Odaily Planet Daily News: Ethereum co-founder Vitalik Buterin published an article titled "A shallow dive into formal verification," systematically outlining the latest developments and limitations of formal verification within the Ethereum ecosystem and broader computing fields. The article points out that in recent months, a new programming paradigm has been rapidly emerging within Ethereum's frontier research circles: developers directly use extremely low-level languages (such as EVM bytecode, assembly) or Lean, and verify the correctness of the code through automatically verifiable mathematical proofs. This method theoretically improves both code efficiency and security significantly, leading some researchers to call it the "ultimate form of software development."

Vitalik stated that the core of formal verification is to verify program properties through machine-checkable mathematical proofs, and its value lies in shifting "security" from empirical testing to a provable logical system. In areas such as encrypted communications, cryptographic protocols, and blockchain systems (like zero-knowledge proofs and consensus mechanisms), this method has begun to be used for end-to-end verification of critical system behaviors.

The article also notes that the Ethereum ecosystem is exploring formal verification projects for key infrastructure, including EVM implementations, STARK proving systems, and post-quantum signatures, to enhance protocol-level security and reliability. However, Vitalik also emphasized that formal verification is not a "silver bullet." Its limitations include: security definitions depend on human modeling, some systems are difficult to fully formalize, and hardware or non-verified modules may still become attack surfaces. Furthermore, even when a formal proof exists, specification errors or uncovered assumptions can still lead to vulnerabilities.
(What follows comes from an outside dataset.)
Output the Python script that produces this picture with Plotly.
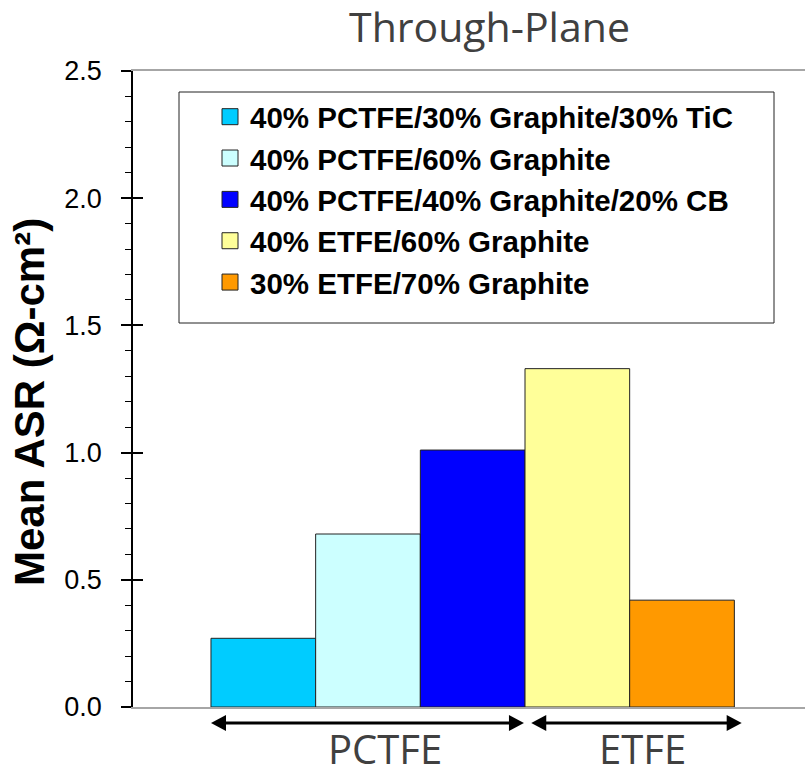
import plotly.graph_objects as go

# ---- data ----
series_names = [
    "40% PCTFE/30% Graphite/30% TiC",
    "40% PCTFE/60% Graphite",
    "40% PCTFE/40% Graphite/20% CB",
    "40% ETFE/60% Graphite",
    "30% ETFE/70% Graphite",
]
series_values = [0.27, 0.68, 1.01, 1.33, 0.42]
series_colors = ["#00CCFF", "#CCFFFF", "#0000FF", "#FFFF99", "#FF9900"]
group_labels = ["PCTFE", "ETFE"]
group_spans = [(-0.5, 2.49), (2.56, 4.57)]      # arrow extents in bar-index units
group_label_x = [1.165, 3.62]
y_ticks = [0.0, 0.5, 1.0, 1.5, 2.0, 2.5]
y_title = "Mean ASR (Ω-cm²)"

W, H = 805, 768
L, R, T, B = 133, 0, 71, 61
ph = H - T - B
pw = W - L - R

fig = go.Figure()
for i, (n, v, c) in enumerate(zip(series_names, series_values, series_colors)):
    fig.add_trace(go.Bar(x=[i], y=[v], width=1, marker=dict(color=c, line=dict(color="#222222", width=1)),
                         name=n, showlegend=False, hoverinfo="skip"))
for i, (n, c) in enumerate(zip(series_names, series_colors)):
    fig.add_trace(go.Scatter(x=[None], y=[None], mode="markers", name=n, legendgroup=f"g{i}",
                             marker=dict(symbol="square", size=16, color=c, line=dict(color="#222222", width=1))))
fig.add_trace(go.Scatter(x=[None], y=[None], yaxis="y2", showlegend=False, hoverinfo="skip"))

shapes = []
ay = (0 - 16) / ph  # paper y of arrows (16 px below baseline)
hx = 15 / 104.7
hy = 8 / ph
for (a, b) in group_spans:
    shapes.append(dict(type="line", xref="x", yref="paper", x0=a + hx * 0.5, x1=b - hx * 0.5, y0=ay, y1=ay,
                       line=dict(color="black", width=3)))
    shapes.append(dict(type="path", xref="x", yref="paper", fillcolor="black", line=dict(width=0),
                       path=f"M{a},{ay} L{a + hx},{ay + hy} L{a + hx},{ay - hy} Z"))
    shapes.append(dict(type="path", xref="x", yref="paper", fillcolor="black", line=dict(width=0),
                       path=f"M{b},{ay} L{b - hx},{ay + hy} L{b - hx},{ay - hy} Z"))
# legend box
shapes.append(dict(type="rect", xref="paper", yref="paper",
                   x0=(179 - L) / pw, x1=(774 - L) / pw,
                   y0=(707 - 323) / ph, y1=(707 - 92) / ph,
                   line=dict(color="#222222", width=1), fillcolor="rgba(0,0,0,0)", layer="below"))

annotations = []
for lab, gx in zip(group_labels, group_label_x):
    annotations.append(dict(text=lab, x=gx, xref="x", y=(0 - 12) / ph, yref="paper", yanchor="top",
                            showarrow=False, font=dict(family="Open Sans", size=40, color="#404040")))
annotations.append(dict(text=y_title, textangle=-90, x=(30 - L) / pw, xref="paper", xanchor="center",
                        y=(707 - 402) / ph, yref="paper", yanchor="middle", showarrow=False,
                        font=dict(family="Liberation Sans, Arial", size=42, color="black", weight="bold")))

fig.update_layout(
    width=W, height=H,
    margin=dict(l=L, r=R, t=T, b=B),
    paper_bgcolor="white", plot_bgcolor="white",
    barmode="overlay",
    title=dict(text="Through-Plane", x=489.5 / W, xref="container", xanchor="center",
               y=1 - 27.5 / H, yref="container", yanchor="middle",
               font=dict(family="Open Sans", size=41, color="#404040")),
    xaxis=dict(range=[-1.245, 5.175], showticklabels=False, ticks="", showgrid=False, zeroline=False,
               showline=True, linecolor="#a6a6a6", linewidth=1.5, mirror=True, fixedrange=True),
    yaxis=dict(range=[0, 2.5], tickvals=y_ticks, tickformat=".1f", ticks="outside", ticklen=10,
               tickwidth=1.5, tickcolor="black", showline=True, linecolor="black", linewidth=1.5,
               showgrid=False, zeroline=False, ticklabelstandoff=14,
               tickfont=dict(family="Liberation Sans, Arial", size=27, color="black"),
               minor=dict(dtick=0.1, ticks="outside", ticklen=6, tickwidth=1, tickcolor="black")),
    yaxis2=dict(range=[0, 2.5], overlaying="y", anchor="x", side="left", tickvals=y_ticks,
                ticks="inside", ticklen=10, tickwidth=1.5, tickcolor="black", showticklabels=False,
                showline=False, showgrid=False, zeroline=False),
    legend=dict(x=(210 - L) / pw, y=(707 - 91) / ph, xanchor="left", yanchor="top",
                bgcolor="rgba(0,0,0,0)", borderwidth=0, tracegroupgap=0,
                font=dict(family="Liberation Sans, Arial", size=29.5, color="black", weight="bold")),
    shapes=shapes,
    annotations=annotations,
)
fig.write_html("out.html")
Finally, Vitalik proposed that a more realistic path is to combine formal verification with various methods such as AI-assisted programming, type systems, and testing frameworks, to gradually improve software security under a framework of "redundantly expressing intent and automatically verifying consistency." Amidst the trend of AI generating code on a large scale, software systems will gradually differentiate into "vulnerable edge modules" and "highly trustworthy security cores." In the future, formal verification should be concentrated on core systems (such as blockchain protocols, operating system kernels, etc.) to build a verifiably secure digital infrastructure.